Gaussian fuzzy theoretic analysis for variational learning of nested compositions

This paper introduces a variational analysis approach to the learning of a deep model formed via a nested composition of mappings. The fuzzy sets, being characterized by Gaussian type of membership functions, are used to represent unknown functions associated to the layers of the model. The learning of the deep model would require a quantification of the uncertainties on the signals across the layers of the deep model. We derive analytically the mathematical expressions for membership functions using variational optimization to quantify the uncertainties on variables.
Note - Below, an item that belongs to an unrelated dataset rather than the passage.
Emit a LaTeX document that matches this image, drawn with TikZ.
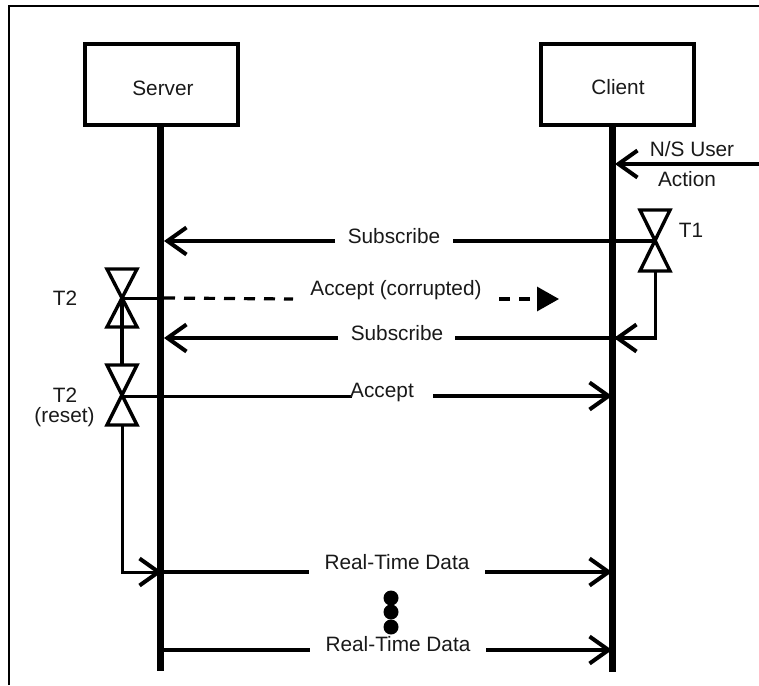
\documentclass[tikz,border=0pt]{standalone}
\usepackage{fontspec}
\setmainfont{Liberation Sans}
\usetikzlibrary{arrows.meta,calc}
\tikzset{
  lbl/.style={inner sep=0pt,font=\fontsize{20.8}{23}\selectfont,text=black!90},
  box/.style={draw,line width=4pt,minimum width=153pt,minimum height=81pt,inner sep=0pt},
  life/.style={line width=7pt},
  msg/.style={line width=3.2pt},
  thin/.style={line width=3pt},
  barb/.style={-{Straight Barb[length=19pt,width=27pt,line width=4pt]}},
  fillhead/.style={-{Triangle[length=22pt,width=24pt]}},
  dashmsg/.style={line width=3.2pt,dash pattern=on 11pt off 9pt},
  dotm/.style={circle,fill=black,inner sep=0pt,minimum size=15pt},
  bowtie/.style={line width=3.4pt,line join=miter}
}
\newcommand{\bowtieat}[3]{% centre, up, down
  \draw[bowtie] ($(#1)+(-15,-#2)$) -- ($(#1)+(15,-#2)$) -- ($(#1)+(-15,#3)$) -- ($(#1)+(15,#3)$) -- cycle;}
\begin{document}
\begin{tikzpicture}[x=1pt,y=-1pt]
\useasboundingbox (0,0) rectangle (759,685);
% frame
\coordinate (fa) at (9,685); \coordinate (fb) at (9,6); \coordinate (fc) at (759,6);
\draw[line width=2.6pt] (fa) -- (fb) -- (fc);
% boxes
\node[box] (server) at (161,84.5) {};
\node[box] (client) at (617.5,84.5) {};
\node[lbl] (serverlabel) at (163,88) {Server};
\node[lbl] (clientlabel) at (618,87) {Client};
% lifelines
\coordinate (sb) at (160,671); \coordinate (cb) at (612,672);
\draw[life] (server.south -| sb) -- (sb);
\draw[life] (client.south -| cb) -- (cb);
% timers
\coordinate (t1) at (655,241);
\coordinate (t2a) at (122,298);
\coordinate (t2b) at (122,396);
\bowtieat{t1}{31}{30}
\bowtieat{t2a}{29}{29}
\bowtieat{t2b}{31}{29}
\node[lbl] (t1label) at (691,230) {T1};
\node[lbl] (t2alabel) at (65,298) {T2};
\node[lbl] (t2blabel) at (65,395) {T2};
\node[lbl] (resetlabel) at (64.5,417) {(reset)};
% user action
\coordinate (ua) at (759,164); \coordinate (uc) at (615,164);
\draw[msg,barb] (ua) -- (uc);
\node[lbl] (userlabel) at (692,149) {N/S User};
\node[lbl] (actionlabel) at (687,179) {Action};
% subscribe 1
\coordinate (s1s) at (164,241); \coordinate (s1l) at (335,241); \coordinate (s1r) at (453,241);
\draw[msg,barb] (s1l) -- (s1s);
\draw[msg] (t1) -- (s1r);
\node[lbl] (s1label) at (394,236) {Subscribe};
% accept corrupted
\coordinate (dl) at (293,299); \coordinate (dr) at (499,299); \coordinate (de) at (559,299);
\draw[thin] (t2a) -- (160,298);
\draw[dashmsg] (164,298) -- (dl);
\draw[dashmsg] (dr) -- (537,299);
\draw[msg,fillhead] (537,299) -- (de);
\node[lbl] (dlabel) at (396,290) {Accept (corrupted)};
% subscribe 2
\coordinate (s2s) at (164,338); \coordinate (s2l) at (338,338); \coordinate (s2r) at (455,338);
\coordinate (s2c) at (614,338); \coordinate (s2b) at (655,338);
\draw[msg,barb] (s2l) -- (s2s);
\draw[msg] (s2r) -- (s2b);
\draw[thin,barb] ($(t1)+(0,30)$) -- (s2b) -- (s2c);
\node[lbl] (s2label) at (397,333) {Subscribe};
% t2 joins
\draw[line width=3.4pt] (t2a) -- ($(t2b)+(0,-31)$);
% accept
\coordinate (ae) at (612,396); \coordinate (am) at (433,396); \coordinate (al) at (352,396);
\draw[thin] (t2b) -- (al);
\draw[msg,barb] (am) -- (ae);
\node[lbl] (alabel) at (382,392) {Accept};
% real-time 1
\coordinate (ctl) at (122,572); \coordinate (rs) at (162,572);
\draw[thin,barb] ($(t2b)+(0,29)$) -- (ctl) -- (rs);
\coordinate (r1a) at (160,572); \coordinate (r1l) at (309,572); \coordinate (r1r) at (485,572); \coordinate (r1e) at (612,572);
\draw[msg] (r1a) -- (r1l);
\draw[msg,barb] (r1r) -- (r1e);
\node[lbl] (r1label) at (397,562) {Real-Time Data};
% dots
\node[dotm] (d1) at (391,598) {};
\node[dotm] (d2) at (391,612) {};
\node[dotm] (d3) at (391,627) {};
% real-time 2
\coordinate (r2a) at (160,650); \coordinate (r2l) at (310,650); \coordinate (r2r) at (486,650); \coordinate (r2e) at (612,650);
\draw[msg] (r2a) -- (r2l);
\draw[msg,barb] (r2r) -- (r2e);
\node[lbl] (r2label) at (398,644) {Real-Time Data};
\end{tikzpicture}
\end{document}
The most significant feature of the learning approach is that all of the unobserved variables and parameters, associated to the deep model, are averaged out where the averages are computed taking into account the uncertainties (on variables and parameters). The uncertainties are quantified by means of fuzzy sets with membership functions optimally learned from the observed data. A rigorous mathematical treatment of the learning problem results in the development of a competitive classification algorithm. The study is a theoretical contribution to the field of fuzzy machine learning, nevertheless, offering practical machine learning algorithms. (C) 2020 Elsevier Inc. All rights reserved.

Automated summary

This paper introduces a variational analysis approach to learning deep models through the use of fuzzy sets and membership functions to quantify uncertainties on variables and parameters, resulting in the development of a competitive classification algorithm.